Notes from France: Engaging Our Senses and Sense of Community

April 25, 2007 | Written By:

by Jean Saunders, HSC School Wellness Director

Jean is attending the 2007 International Exchange Forum on Children, Obesity, Food Choice and the Environment in the Loire Valley of France. Her entries will be posted throughout the week.

Deborahmadison_2 Tuesday afternoon brought more fascinating and inspiring new information, including a wonderful keynote from Deborah Madison, a multi-talented chef who founded Greens, the famous vegetarian restaurant in San Francisco.

She spoke about the importance of really experiencing food with all our senses, and the importance of giving children the opportunity to have this experience. This was quite moving, but it was a story Deborah told about children in Santa Fe that made the biggest impression on me.

Children at the elementary school she described had fresh produce at their school: peaches, pears, tomatoes and wonderful seasonal fruit. We all know how much better fruit tastes when it is fresh, in season, and just perfectly ripe. The problem at this elementary school is that the children — although they had access to fresh food — were never able to taste it when it was ripe.

Why? The cafeteria staff always served the produce when it was still hard and green. They were so afraid that the fruit would spoil that they refused to wait until it was ready to eat before serving it.

The USDA stipulates that food received through the Fruit and Vegetable Program must be used — it cannot be thrown out or given away. The cafeteria staff did not feel they could risk waiting for the produce to ripen. So instead of juicy fresh peaches, the children were given dry green ones.

This school’s story brings to the surface all the small ways that our best efforts can be sidetracked, but it also highlights the simple changes that could bring children the remarkable food experiences (fresh, ripe peaches!) that will shape their lifelong approach to eating.
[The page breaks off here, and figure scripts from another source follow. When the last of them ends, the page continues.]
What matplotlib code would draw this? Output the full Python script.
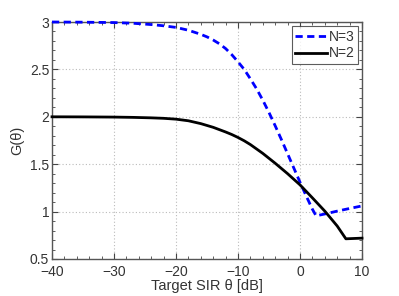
import matplotlib
matplotlib.use("Agg")
import matplotlib.pyplot as plt
from matplotlib.ticker import MultipleLocator

theta_n3 = [-40, -35, -30, -27, -24, -22, -20, -18, -16, -15, -14, -13, -12, -11, -10, -9, -8, -7, -6, -5, -4, -3, -2, -1, 0, 1, 2, 2.6, 4, 6, 8, 10]
g_n3 = [3.00, 2.998, 2.994, 2.987, 2.973, 2.96, 2.943, 2.913, 2.87, 2.843, 2.81, 2.77, 2.72, 2.655, 2.58, 2.50, 2.40, 2.295, 2.175, 2.045, 1.905, 1.76, 1.61, 1.46, 1.31, 1.165, 1.025, 0.955, 0.975, 1.005, 1.033, 1.06]

theta_n2 = [-40, -35, -30, -27, -24, -22, -20, -18, -16, -14, -12, -11, -10, -9, -8, -6, -4, -2, 0, 2, 4, 6, 7.4, 10]
g_n2 = [2.00, 1.999, 1.997, 1.994, 1.989, 1.984, 1.975, 1.958, 1.928, 1.889, 1.84, 1.813, 1.782, 1.747, 1.707, 1.614, 1.51, 1.40, 1.282, 1.145, 1.005, 0.848, 0.713, 0.72]

labels = ["N=3", "N=2"]

plt.rcParams['font.family'] = ['Liberation Sans', 'DejaVu Sans']
fig = plt.figure(figsize=(3.99, 2.96), dpi=100)
ax = fig.add_axes([52/399, 37/296, 310/399, 237/296])

ax.plot(theta_n3, g_n3, color='#0000ff', linestyle=(0, (2.6, 1.6)), linewidth=2.0, label=labels[0], clip_on=False, zorder=5)
ax.plot(theta_n2, g_n2, color='black', linestyle='-', linewidth=2.0, label=labels[1], clip_on=False, zorder=5)

ax.set_xlim(-40, 10)
ax.set_ylim(0.5, 3)
ax.xaxis.set_minor_locator(MultipleLocator(2))
ax.yaxis.set_minor_locator(MultipleLocator(0.1))
ax.set_yticks([0.5, 1, 1.5, 2, 2.5, 3])
ax.set_yticklabels(["0.5", "1", "1.5", "2", "2.5", "3"])
ax.set_xticks([-40, -30, -20, -10, 0, 10])
ax.set_xticklabels(["\u221240", "\u221230", "\u221220", "\u221210", "0", "10"])

grey = '#444444'
ax.grid(True, which='major', linestyle=(0, (1, 2)), color='#bbbbbb', linewidth=0.8)
ax.tick_params(which='both', direction='in', top=True, right=True, colors=grey, labelcolor='#333333', labelsize=10)
ax.tick_params(axis='x', pad=4)
ax.tick_params(axis='y', pad=2)
ax.tick_params(which='major', length=4)
ax.tick_params(which='minor', length=2)
for s in ax.spines.values():
    s.set_color('#555555')
    s.set_linewidth(1.0)

ax.set_xlabel("Target SIR \u03b8 [dB]", fontsize=10.5, color='#333333', labelpad=0)
ax.set_ylabel("G(\u03b8)", fontsize=10.5, color='#333333', labelpad=4)

leg = ax.legend(loc='upper right', fontsize=10, frameon=True, fancybox=False, edgecolor='#333333',
                borderpad=0.25, handlelength=2.3, handletextpad=0.1, labelspacing=0.2, borderaxespad=0.3)
leg.get_frame().set_linewidth(0.8)
leg.set_zorder(10)
for t in leg.get_texts():
    t.set_color('#333333')

fig.savefig("out.png", dpi=100)
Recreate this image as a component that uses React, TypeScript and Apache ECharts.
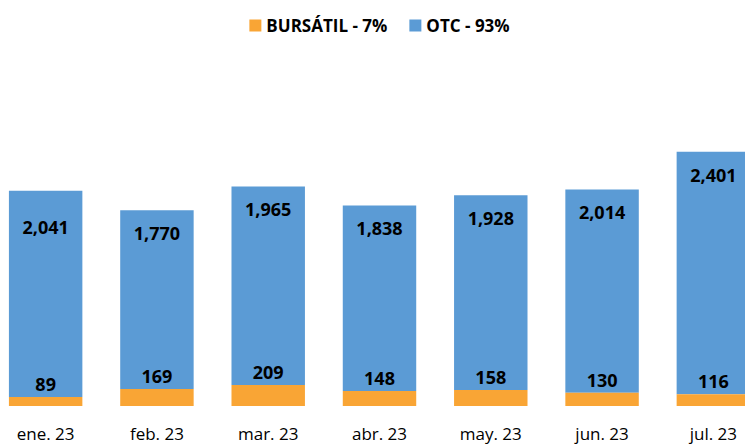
import React, { useEffect, useRef } from "react";
import * as echarts from "echarts";

const categories = ["ene. 23", "feb. 23", "mar. 23", "abr. 23", "may. 23", "jun. 23", "jul. 23"];
const bursatil = [89, 169, 209, 148, 158, 130, 116];
const otc = [2041, 1770, 1965, 1838, 1928, 2014, 2401];
const seriesNames = ["BURSÁTIL - 7%", "OTC - 93%"];

const FONT = "'Open Sans', sans-serif";

export default function App() {
  const ref = useRef<HTMLDivElement>(null);
  useEffect(() => {
    document.body.style.overflow = "hidden";
    const chart = echarts.init(ref.current!, null, { renderer: "svg" });
    chart.setOption({
      animation: false,
      backgroundColor: "#ffffff",
      textStyle: { fontFamily: FONT },
      legend: {
        top: 12,
        left: "center",
        itemWidth: 12,
        itemHeight: 12,
        itemGap: 22,
        icon: "rect",
        textStyle: { fontFamily: FONT, fontSize: 17, fontWeight: "bold", color: "#000" },
        data: seriesNames,
      },
      grid: { left: 0, right: 0, top: 103, bottom: 40 },
      xAxis: {
        type: "category",
        data: categories,
        axisLine: { show: false },
        axisTick: { show: false },
        axisLabel: { fontFamily: FONT, fontSize: 17, color: "#000", margin: 19 },
      },
      yAxis: {
        type: "value",
        min: 0,
        max: 3000,
        show: false,
        splitLine: { show: false },
      },
      series: [
        {
          name: seriesNames[0],
          type: "bar",
          stack: "total",
          barWidth: "66%",
          itemStyle: { color: "#F9A535" },
          data: bursatil,
          label: {
            show: true,
            position: "top",
            distance: 4,
            fontFamily: FONT,
            fontSize: 18,
            fontWeight: "bold",
            color: "#000",
          },
          z: 3,
        },
        {
          name: seriesNames[1],
          type: "bar",
          stack: "total",
          barWidth: "66%",
          itemStyle: { color: "#5B9BD5" },
          data: otc.map((v, i) =>
            i === 0 ? { value: v, label: { offset: [0, 13] } } : v
          ),
          label: {
            show: true,
            position: "insideTop",
            distance: 14,
            fontFamily: FONT,
            fontSize: 18,
            fontWeight: "bold",
            color: "#000",
            formatter: (p: any) => Number(p.value).toLocaleString("en-US"),
          },
          z: 2,
        },
      ],
    });
    return () => chart.dispose();
  }, []);
  return (
    <div
      ref={ref}
      style={{ position: "fixed", left: -10, top: 0, width: 779, height: 446 }}
    />
  );
}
As we think about all the senses we engage while enjoying that perfect peach, another of Deborah’s stories reminds me of the extra enjoyment and value that the school community can bring to food.

One of the things I hoped to observe in France was the sense of community around the table that we so often hear flourishes in Europe. But the most moving example of this I’ve heard so far came from a high school Deborah told us about in the U.S., where the students have a fresh salad bar available at lunch.

“Sometimes food tastes better at school,” one of the students told her, “because it tastes better when we eat it with our friends.”